As the health care debate unfolds, and the teabaggers protest/disrupt/make asses of themselves at town hall meetings across America, I’m reminded of one of the most important questions the Founding Fathers had to deal with when they were drafting the Constitution.
What is the purpose of government?
It isn’t often that a nation gets the opportunity to start from scratch like we did (unless you’re France). We got to ask ourselves in 1788 the most fundamental question a society can ask: What is it that we want our government to do for us?
The FFs had plenty of information to work with: the Greek and Roman philosophical tradition, the various examples of history, and, most recently, the English Revolution and the responses to that revolution from the Enlightenment philosophers. The FFs were, however, dealing with a rather unique set of circumstances. They had, after all, just gotten out from under the thumb of what they perceived to be an oppressive government. That definitely colored their perception of what a “good government” would look like.

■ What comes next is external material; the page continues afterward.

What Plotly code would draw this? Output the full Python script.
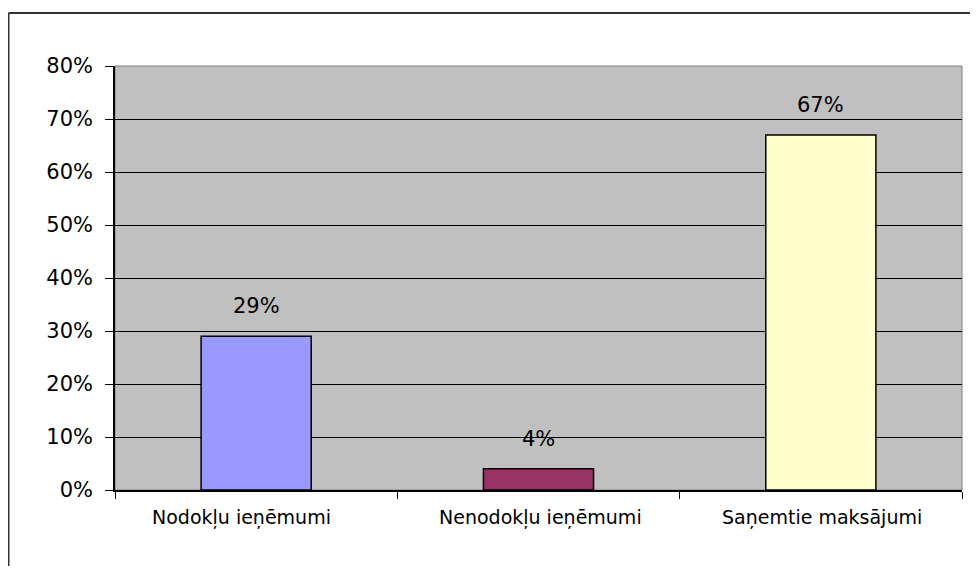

All things considered, I think they did pretty well. But I do think it’s fair to ask the question again now and then. In a modern world, with modern issues, has the answer to that question changed at all? Is what we want out of our government different from what the FFs wanted? And more specifically, what does “limited government” really mean any more? Have we strayed too far from the ideals of our founders, or have we not strayed enough?
As always, I have my own thoughts on these questions, but I’d like to hear what you all have to say.